The final confrontation between hero and villain should have been building throughout the story. While Thor’s goal is to get back to Asgard it’s not necessary building towards the final confrontation with Hela. He has more of a story aimed confrontation with Grandmaster than he does with Hela. The beginning and end of the film connect but they don’t necessarily connect to what’s going on in the middle.

And I found the movie ultimately forgettable. Why do I say that? This is my second viewing of the movie and I honestly forgot about one of the coolest parts of the whole film. What’s that? Hela has an army of undead Asgardian warriors as well as her pet giant wolf. That’s some cool stuff right there but to me it was practically brand new because I hadn’t recalled it until I saw it again. How can you forget zombie soldiers? You can if the story is nothing special.

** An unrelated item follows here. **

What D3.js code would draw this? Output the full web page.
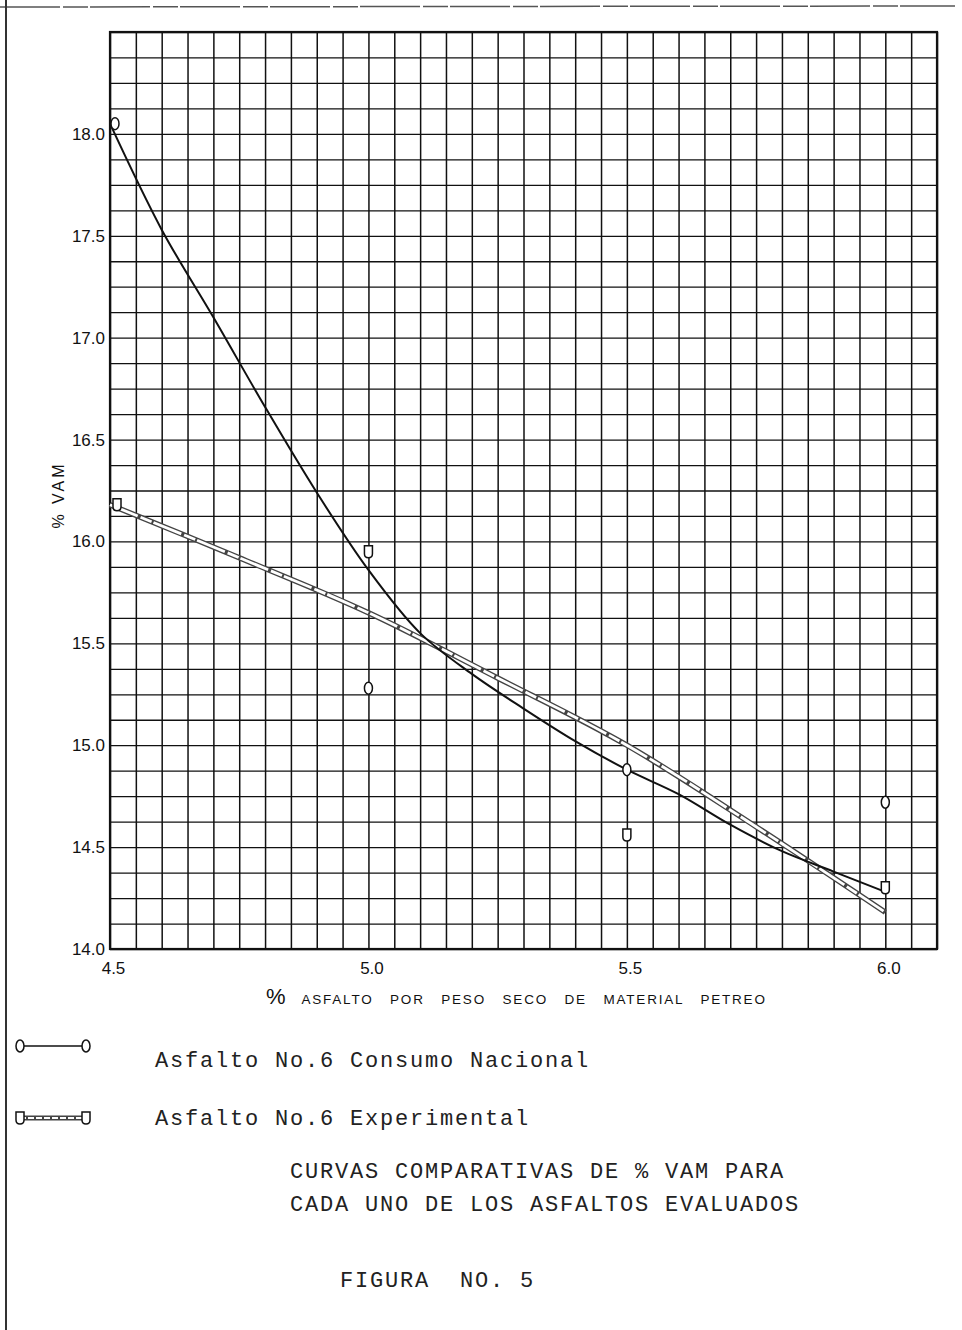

Thor: Ragnarok is a middling Marvel film. I just don’t see how it deserves the praise it gets. It’s definitely something different but not great. If you’re a huge MCU fan then you’re probably gonna watch this anyway. But for everybody else I think you can probably skip it. It’s nothing too special.

Published by warrenwatchedamovie

Just a movie lover trying spread the love.

2 thoughts on “Thor: Ragnarok

  1. I really quite like Ragnarok, mostly because its the nearest the MCU has gotten to capturing the feel of the Jack Kirby Marvel comics- a Fantastic Four movie that looks like this would be fantastic. Kirby WAS Marvel in the 1960s; most of the other artists mimicked his style to ‘fit’ in with Marvel’s in-house ‘look’ at least until they could define their own styles.

    The humour in this film doesn’t bug me as much as it does you, but I agree its an increasing problem for the MCU in general and it certainly ruins the Spiderman films for me. The 1960s Spiderman comics were full of angst and quite moody; the Ditko issues always seemed to end each month with an image of Spidey sad and despondent and alone: so all the jolly stuff in the movies just doesn’t fit at all anyway. I know that’s my own problem for identifying with the 1960s run as ‘definitive’ but it is the definitive Spiderman to me.